君御臣这完全是把自己当猎物了,前半夜的掠夺和现在的温柔,不就是打个巴掌给个甜枣的驭兽之术吗?
但陆清舟的精神是清醒的,他不会陷入君御臣的“掌控”圈套。但在这样无力逃脱的情境下,陆清舟必须要寻求一种生理保障,不让君御臣伤害自己。
那么唯一的办法就是:让君御臣爱上自己。
他知道,君御臣及其缺爱,这是君御臣致命的缺点。那么,就从这里下手。
陆清舟自己打开牙关,假意和对方纠缠了几下后,突然双手缓缓环上君御臣的脖子,故意柔声细语:“君御臣,做个好人吧。”
君御臣一愣,松开他:“你说什么?”
浴室,浴缸,死在他面前的母亲,沾满血迹的遗书……
宴宴,做个好人……
陆清舟为了吊着他,没有再重复,只是询问:“君御臣,你这样的身份,每次做//爱都是和同一个人,你不厌倦吗?”
“厌倦。”
“厌倦就放我走。你值得更好的。还是说,你真的离不开我了?”陆清舟眨眨眼,一脸无辜。
君御臣被他这句话戳的心口一疼,他一直以来都是恨是陆清舟的,要不是陆清舟,自己的人生也不会走投无路。
但其实,在他得知和自己换视网膜的是陆清舟时,却又庆幸。他舍不得陆清舟承自己所遭受过的痛苦。
陆清舟继续追问:“你是不是,爱上我了。”
这句话一问出口,原本清晰的囚禁与被囚禁、上位者与下位者的关系,立马反转。陆清舟瞬间在这场心理较量中抢占了上风。
君御臣的内心瞬间陷入了极度的混乱和矛盾之中。
他对陆清舟的这个问题感到无比震惊,他一直以来都坚定地认为自己在这段关系中占据着绝对的主导地位,是掌控一切的那个人。

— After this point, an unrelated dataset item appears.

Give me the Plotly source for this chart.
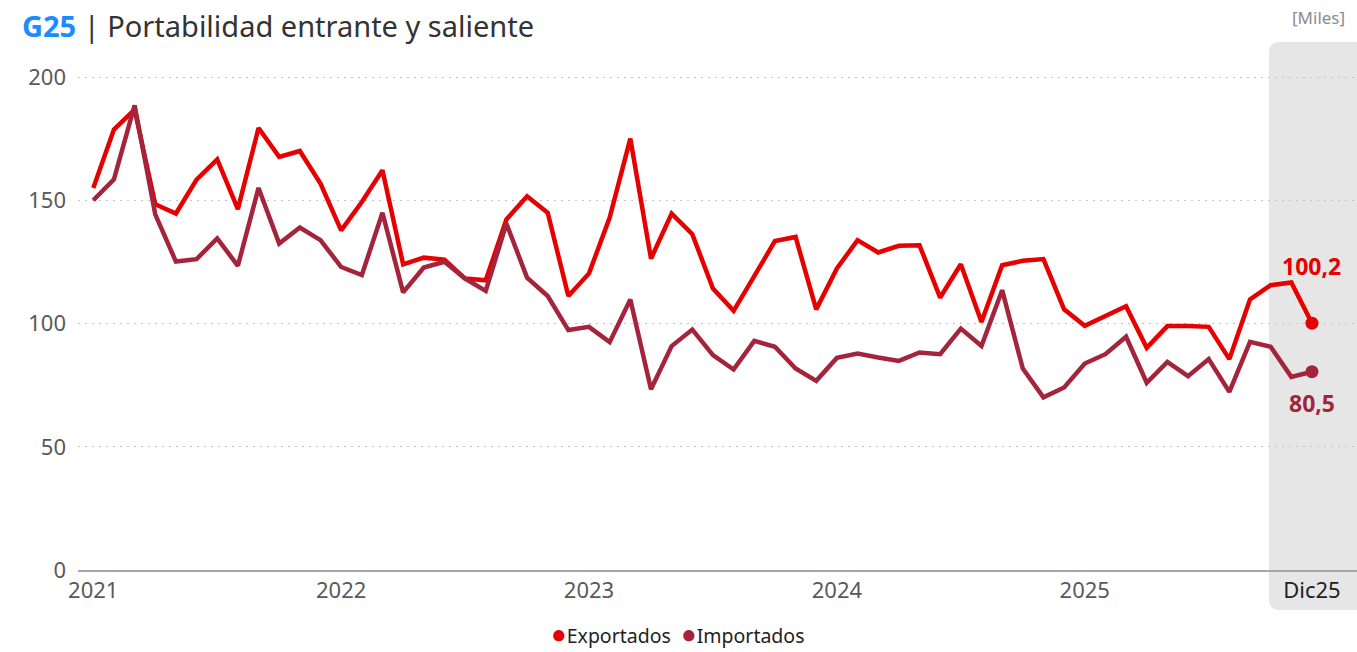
import plotly.graph_objects as go

# ---- data (thousands) ----
months = [f"{y}-{m:02d}" for y in range(2021, 2026) for m in range(1, 13)]

exportados = [
    155.1, 178.8, 186.9, 148.5, 144.7, 158.5, 166.7, 146.5, 179.4, 167.7, 170.1, 156.9,
    137.9, 149.4, 162.3, 124.1, 126.8, 126.0, 118.3, 117.6, 142.3, 151.7, 145.0, 111.2,
    120.4, 143.1, 175.1, 126.4, 144.7, 136.3, 114.3, 105.2, 119.3, 133.5, 135.2, 105.8,
    122.4, 133.9, 128.9, 131.6, 131.8, 110.6, 124.1, 100.7, 123.7, 125.5, 126.2, 105.8,
    99.1, 103.0, 107.1, 90.2, 99.0, 99.0, 98.7, 85.6, 109.8, 115.6, 116.7, 100.2,
]
importados = [
    150.1, 158.6, 188.6, 144.4, 125.2, 126.2, 134.6, 123.5, 155.1, 132.5, 139.0, 133.9,
    123.0, 119.7, 145.0, 112.7, 122.8, 125.1, 118.3, 113.3, 140.6, 118.7, 111.2, 97.4,
    98.7, 92.5, 109.8, 73.4, 90.9, 97.6, 87.2, 81.4, 93.0, 90.6, 81.8, 76.8,
    86.1, 87.9, 86.3, 84.9, 88.3, 87.6, 98.0, 90.9, 113.6, 81.8, 70.1, 74.1,
    83.8, 87.6, 94.7, 76.0, 84.5, 78.7, 85.6, 72.3, 92.6, 90.6, 78.4, 80.5,
]
tick_positions = [0, 12, 24, 36, 48, 59]
tick_labels = ["2021", "2022", "2023", "2024", "2025",
               "<span style='color:#222222'>Dic25</span>"]
y_ticks = [0, 50, 100, 150, 200]
last_labels = ["100,2", "80,5"]
series_names = ["Exportados", "Importados"]

RED = "#e60000"
MAROON = "#a3243b"
FONT = "Noto Sans"

idx = list(range(len(months)))
last = idx[-1]

fig = go.Figure()
fig.add_trace(go.Scatter(x=idx, y=exportados, mode="lines", name=series_names[0],
                         line=dict(color=RED, width=4.5), showlegend=False, hoverinfo="skip"))
fig.add_trace(go.Scatter(x=idx, y=importados, mode="lines", name=series_names[1],
                         line=dict(color=MAROON, width=4.5), showlegend=False, hoverinfo="skip"))
fig.add_trace(go.Scatter(x=[last], y=[exportados[-1]], mode="markers", showlegend=False,
                         marker=dict(color=RED, size=13), hoverinfo="skip"))
fig.add_trace(go.Scatter(x=[last], y=[importados[-1]], mode="markers", showlegend=False,
                         marker=dict(color=MAROON, size=13), hoverinfo="skip"))

# grey highlight panel (paper coords)
x0, x1, yt, yb = 0.9312, 1.0, 1.0455, -0.0792
rx, ry = 0.0085, 0.0215
path = (f"M {x0+rx},{yt} L {x1},{yt} L {x1},{yb} L {x0+rx},{yb} "
        f"Q {x0},{yb} {x0},{yb+ry} L {x0},{yt-ry} Q {x0},{yt} {x0+rx},{yt} Z")
fig.add_shape(type="path", path=path, xref="paper", yref="paper",
              fillcolor="#e6e6e6", line=dict(width=0), layer="below")

fig.add_annotation(x=last, y=exportados[-1], text=f"<b>{last_labels[0]}</b>", showarrow=False,
                   yshift=57, font=dict(color=RED, size=23, family=FONT))
fig.add_annotation(x=last, y=importados[-1], text=f"<b>{last_labels[1]}</b>", showarrow=False,
                   yshift=-31, font=dict(color=MAROON, size=23, family=FONT))

# title and unit
fig.add_annotation(xref="paper", yref="paper", x=-0.045, y=1.12, xanchor="left", yanchor="top",
                   text="<b><span style='color:#1a8cff'>G25</span></b> | Portabilidad entrante y saliente",
                   showarrow=False, font=dict(color="#333333", size=29, family=FONT))
fig.add_annotation(xref="paper", yref="paper", x=0.970, y=1.094, xanchor="center", yanchor="middle",
                   text="[Miles]", showarrow=False, font=dict(color="#8c8c8c", size=17, family=FONT))

# legend (as text with coloured dots)
legend_text = (f"<span style='color:{RED};font-size:26px'>●</span>{series_names[0]}"
               f"  <span style='color:{MAROON};font-size:26px'>●</span>{series_names[1]}")
fig.add_annotation(xref="paper", yref="paper", x=0.469, y=-0.124, xanchor="center", yanchor="middle",
                   text=legend_text, showarrow=False, font=dict(color="#222222", size=19.5, family=FONT))

fig.update_layout(
    width=1357, height=652,
    margin=dict(l=78, r=0, t=65, b=82),
    paper_bgcolor="white", plot_bgcolor="rgba(0,0,0,0)",
    font=dict(family=FONT, color="#595959"),
    showlegend=False,
    xaxis=dict(range=[-0.74, 61.18], tickmode="array", tickvals=tick_positions, ticktext=tick_labels,
               showgrid=False, showline=True, linecolor="#a6a6a6", linewidth=2, ticks="",
               tickfont=dict(size=22, color="#595959", family=FONT), zeroline=False, fixedrange=True),
    yaxis=dict(range=[0, 205], tickmode="array", tickvals=y_ticks, showgrid=True,
               gridcolor="#c4c4c4", griddash="2px,5px", gridwidth=1, zeroline=False, ticks="",
               tickfont=dict(size=22, color="#595959", family=FONT), ticklabelstandoff=11,
               fixedrange=True),
)

fig.write_html("out.html", config={"displayModeBar": False},
               post_script="document.body.style.margin='0px';document.body.style.overflow='hidden';")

他对陆清舟只有恨,恨他改变了自己的人生轨迹,让自己陷入了这无尽的黑暗与痛苦之中。这种情感怎么可能是爱呢?
但事实是,他见不得陆清舟为除了和自己床事之前的事情哭。见不得陆清舟在除了自己手里受半点欺负。
见不得陆清舟的光平等的照耀这每一个人。
君御臣猛地伸手掐住陆清舟脖子,手上青筋暴起,显然有被触及内心的慌乱:“你胡说…..”
陆清舟心中暗喜,表面却故意眼眶泛红,泪水打转,声音带着颤抖和委屈道:“疼……你弄疼我了……”
他的表演逼真,君御臣见他这般模样,心中一软,手上的力道不自觉地松开了些。陆清舟知道自己这一招奏效了。
他继续保持着那副可怜的样子,微微抽泣着,让君御臣的内心更加纠结和复杂:“别哭。你别哭……”君御臣抬手替陆清舟擦眼泪。
啊哈,自己真不傀是医学全能人才。心理医学这样冷门的学科都被他掌握了精髓。
这还是他一年前无意中听到的一场讲座:“心理博弈,情感自救。”
那么下一步,就是继续对君御臣冷若冰霜,让他持续不断的爱上自己。只有这样,陆清舟才能活命。
陆清舟避开他的手:“我误会了。我还以为,你爱我呢。”
他站起身裹好浴巾。准备去找点吃的。只见外面的茶几上摆着自己最爱吃的香草蛋糕,陆清舟有些惊讶。
愣在浴室里的君御臣,完全被“囚禁”于股掌之间。